The other thing that has appalled me is the complete lack of empathy and compassion, not just to our healthcare workers, or to our ministers, but to the foreign workers who now make up more than half of our cases. To all the Singaporeans sitting on their high horses while reprimanding the government for this mess, may I remind you that it was the residents living in the heartlands that petitioned against foreign worker dormitories being set up in more central areas and hence, the outbreaks were more predominantly concentrated to a vulnerable group isolated(one might even say outcasted) from society. I am absolutely disgusted by comments made by my fellow citizens that have included calling on for the government to stop taking care of those foreigners who have been infected ON our shores. Apart from some other completely distasteful remarks I’ve seen made about essential service workers who aren’t paid quite enough, I’m thoroughly disappointed with the nation on a whole.

We already know that COVID-19 is going to change the world even when this is over, whether it be the future of home-based learning or the shocking aftereffects on our economy.
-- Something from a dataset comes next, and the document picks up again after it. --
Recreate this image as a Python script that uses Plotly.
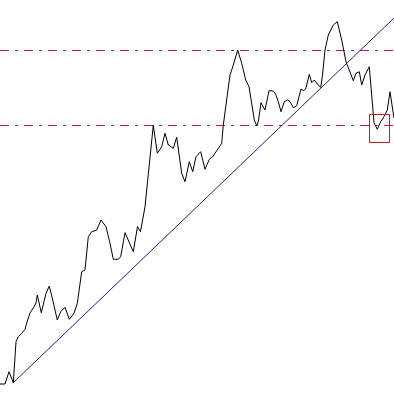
import plotly.graph_objects as go

W = 394
# time positions (bar index scale) and close prices (screen-derived scale)
t = [0,5,9,13.3,16,18.3,21.7,25,26.7,30,33.3,36,37.3,41.3,46,49.3,52.7,57.3,60.7,65,69.3,74,77.3,79.3,81.7,85,88.3,91.7,96.7,101,106,110,113.3,118.3,120.7,125,133.3,137.5,140.5,145,148.3,153.3,157.3,161.7,165,168.3,173.3,176.7,181.7,185,189.3,192.7,196,200.7,205,209.3,212.7,217.3,221.7,223.3,226.7,230,232.3,237.7,241.7,245.7,249,251.7,254.3,256.7,258.3,261,265,269,273.3,275.7,278.3,281,284.3,287.7,290,293.3,296.7,301,303.3,305.7,309.3,311.7,314.3,317.3,320.7,322.3,325,328.3,333.3,337.3,341.7,346,350,353.3,356,359.3,361.7,365,369.3,370.7,374,377.3,380.7,384,387.3,390,394]
ypix = [384,384,371.7,382.7,341.7,336.7,333.3,329.3,323,313,308,303,295,312.7,293.3,286,300,320,311.7,307.3,319.3,313.3,303.3,290,271.7,270,236.7,231.7,230,220,226.7,243.3,259.3,259.3,256.7,232.7,251.7,226.5,231.7,206.7,176.7,125,153.3,146.7,133.3,145,148.3,137.3,173.3,181.7,161.7,171.7,156.7,151.7,169.3,159.3,156.7,150,143.3,125,101.7,75,68.3,50,63.3,80,86.7,105,120,125.7,121.7,102.7,110,90.7,91,94.3,101.7,111.7,101.7,100,101.7,107.7,105.7,89,90.7,89,74.3,82.7,80,84,87.3,76.7,50,35,25,21.7,40,61.7,71.7,80.7,73.3,71.7,85,75,66.7,83.3,122.7,129.3,121.7,116.7,110,91.7,118]
price = [round(W - v, 1) for v in ypix]

resistance = [343.5, 268.5]
trend_t = [13, 394]
trend_p = [11, 376]
box_t = [369.5, 389.5]
box_p = [251.5, 279.5]

fig = go.Figure()
for r in resistance:
    fig.add_trace(go.Scatter(x=[0, W], y=[r, r], mode="lines", hoverinfo="skip",
                             line=dict(color="#c0143c", width=1, dash="9px,6px,3px,6px")))
fig.add_trace(go.Scatter(x=trend_t, y=trend_p, mode="lines",
                         line=dict(color="#202078", width=1), hoverinfo="skip"))
fig.add_trace(go.Scatter(x=t, y=price, mode="lines",
                         line=dict(color="black", width=1), hoverinfo="skip"))
fig.add_shape(type="rect", xref="x", yref="y", x0=box_t[0], x1=box_t[1],
              y0=box_p[0], y1=box_p[1], line=dict(color="#dd1111", width=1))

fig.update_layout(width=W, height=W, margin=dict(l=0, r=0, t=0, b=0),
                  paper_bgcolor="white", plot_bgcolor="white", showlegend=False,
                  xaxis=dict(range=[0, W], visible=False, fixedrange=True),
                  yaxis=dict(range=[0, W], visible=False, fixedrange=True))
fig.write_html("out.html", config={"displayModeBar": False})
For Singapore, it’s personally revealed a ‘Lord of the Flies’ set in our very own little bubble city that I believe will burst if people don’t learn from this.

In the words of my friend when the circuit breaker first started, ‘I have faith in our government. I just don’t have faith in our people.’ From rushing the supermarkets to hoard on groceries to stupid comments made on Facebook, I’m not exactly sure if Singapore is the home I want to be right now.

I know we can do better. But I’m not seeing it, and it makes me sad every single day of this crisis.